Arm Mali-G76 and V76 Architecture Details
Arm’s graphics team has eschewed brand new architecture redesigns for the time being and have instead opted to refine the venerable Bifrost architecture. Bifrost was introduced with the Mali-G71 high-end GPU. The Mali-G76 now brings it into its third generation.
The G76 GPU is intended to be as at home with gaming and VR as it is with machine learning. In like iso-process and frequency conditions, the G76 improves performance density and energy efficiency by 30% over the previous generation G72 while providing a 2.7x uplift in machine learning workloads.
According to Arm, thermals have become the limiting factor for this architecture. The G76 is built upon a 7nm process node, shrunk from 10nm for the G72. Arm estimates a performance improvement of 20% from this die shrink alone. Combined with the 30% performance density gain from architectural improvements referenced above, Arm pins the total performance uptick from the G72 at around 1.5x.
Architecturally, the G76 leverages three execution engines per shader core. Each execution engine now has 8 execution lanes as well, up from 4 each in the G72.
While the maximum number of cores is lower at just 20, down from 32, the total number of execution lanes has increased by 25% as a result. The execution units now have int8 dot product support for improved machine learning performance as well.
The increase to 8 execution lanes per engine has further benefits for efficiency. The workload portion is identical in terms of power, but the control and cache requirements are significantly reduced by this new configuration.
The texture unit has been upgraded from the G72 as well; it is now a dual texture unit to keep pace with the execution engine improvements. It is able to process 2 texels per cycle as a result. Arm noted that other optimizations are primarily to accommodate the execution engines' higher throughput.
Finally, Arm has released a new video processor, the Mali-V76. VPU’s are purpose-built processors to accelerate encoding and decoding of video.
The V76 improves on the recently announced V52 but is not intended to outright replace it across all market segments. The V76 is really geared towards the next generation of 8K Ultra HD content, like planned coverage of the upcoming 2018 Winter Olympics in PyeongChang.
Perhaps 8K sounds like overkill when a majority of video content is still being produced in good old 1080p FHD, but it does carry other practical advantages. For instance, Arm’s V76 can support an 8K video wall comprised of sixteen individual 1080p video streams at 60 FPS. It can also be divided more piecemeal, with two 4K streams and eight 1080p streams as an example. These streams could be run across multiple displays or a single screen, but either way the ability to power the setup with a single chip is very attractive to simplify configurations and reduce cost.
Arm also briefly highlighted improvements for VR with their new chip. Manufacturers are struggling to power high enough resolutions to maintain a convincing and immersive experience in head mounted displays. The V76's ability to decode 8K60 video is invaluable for video-based experiences. The V76's versatility to also deliver high-framerate 4K footage does not hurt either.

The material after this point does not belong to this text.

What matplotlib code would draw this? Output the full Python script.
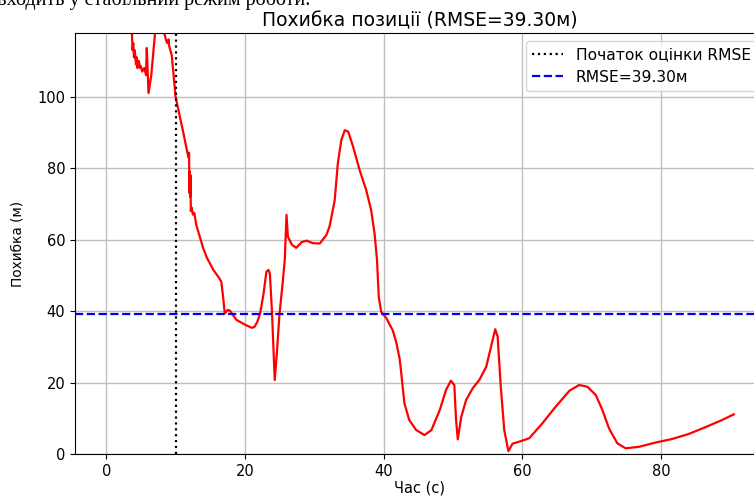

In many respects, the V76 performs on-par with the V52 on a per-core basis. Both solutions can encode a 1080p60 stream or decode a 4K30 stream with a single core. Both can either encode a 4K60 stream or decode a 4K120 stream with four cores running. However, the V52 maxes out here at four cores, while the new V76 can scale up to eight cores. This enables 8K30 encode and its impressive 8K60 decode capabilities. The V76 operates with the same mix of codecs as the V52 -- most notably HEVC, VP9, and H.264p all with 8- and 10-bit support.
Unlike the V76, however, the V52 is only intended for mainstream solutions. Instead, the V61 serves as a better comparison for Arm's high end offerings. In this respect, the V76 provides double the decode performance and up to 25% improvement in encode quality.
This quality metric is measured by comparing encoded video frames to their raw counterparts and checking the peak signal-to-noise ratio that arises from the encoding process.
Arm further improved video quality through sharing data with their display processor to make scene aware local tone mapping possible. Video encoders often take advantage of unchanged pixels from one frame to the next by essentially not redrawing them. When a scene change occurs, it brings a spike in data to redraw nearly every pixel. Given a static bitrate, this results in extra artifacting for the first few subsequent frames until the codec's compression is able to catch up. With the improvements to local tone mapping, the V76 is able to reduce the impact of these artifacts by 30%.
Finally, the V76 improves performance density over the V61. Using a 4K120 optimized setup as an example, Arm says the V76 requires 40% less die space. Most of this space savings stems from the V76's ability to decode 4K120 on just four cores to the V61's eight core configuration.